Beginning this spring, prospective FHA borrowers will face stricter standards and more upfront costs when the time comes to purchase a home.
The Federal Housing Administration this week announced a series of changes designed to strengthen its financial standing and weed out vulnerable borrowers.
The FHA has assumed an increasingly vital role in the last two years, propping up the housing market amid a vicious downturn. The agency insured more than 5.5 million single-family homes through mid-December. But more than 500,000 were delinquent and headed for foreclosure.
“Striking the right balance between managing the FHA’s risk, continuing to provide access to undeserved communities, and supporting the nation’s economic recovery is critically important,” FHA Commissioner David Stevens said in a news release . “When combined with the risk management measures announced in September of last year, these changes are among the most significant steps to address risk in the agency’s history.”
The new guidelines will force consumers to spend more money upfront, shifting some of the risk away from the FHA. Here’s a look at the major changes:
Mortgage Insurance Premiums Are Going Up The upfront premium cost of an FHA loan will jump to 2.25 percent from 1.75 percent. This increase will go into effect in the spring.
Credit Score and Down Payment Shifts The FHA’s signature 3.5 percent down payment will remain in place — as long as the borrower has a FICO score of at least 580. Those with scores below the threshold will have to put down at least 10 percent.
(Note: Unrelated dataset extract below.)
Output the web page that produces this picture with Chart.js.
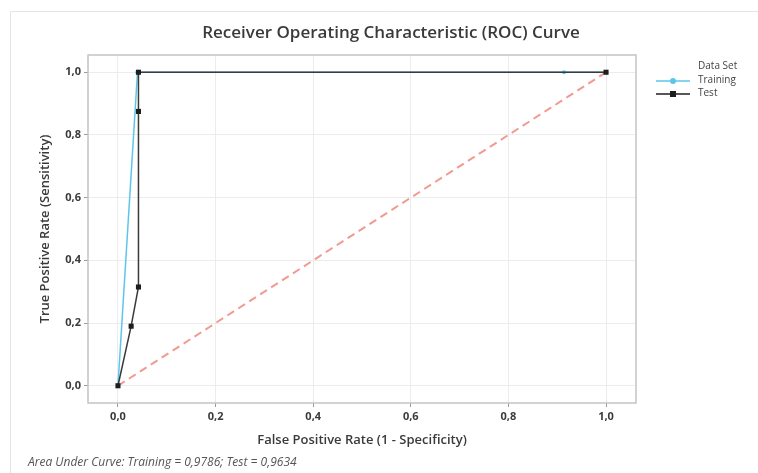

That’s still better than conventional loans, which typically require a down payment of at least 15 percent. This is set to take effect in early summer.
Concessions Get Trimmed FHA buyers won’t be able to get as much closing cost relief come this summer. Currently, sellers can pay closing costs and concessions up to 6 percent. The new FHA guidelines will roll that back to just 3 percent. Officials hope the move helps curb appraisal inflation.
Greater Oversight of FHA Lenders The FHA will also introduce new layers of accountability for its lenders. Starting February 1, the agency will begin publishing lender performance rankings on the Housing and Urban Development website.
Along with these new changes, FHA officials say they’re keeping a close eye on underwriting standards and methods to keep underwater and overburdened homeowners afloat.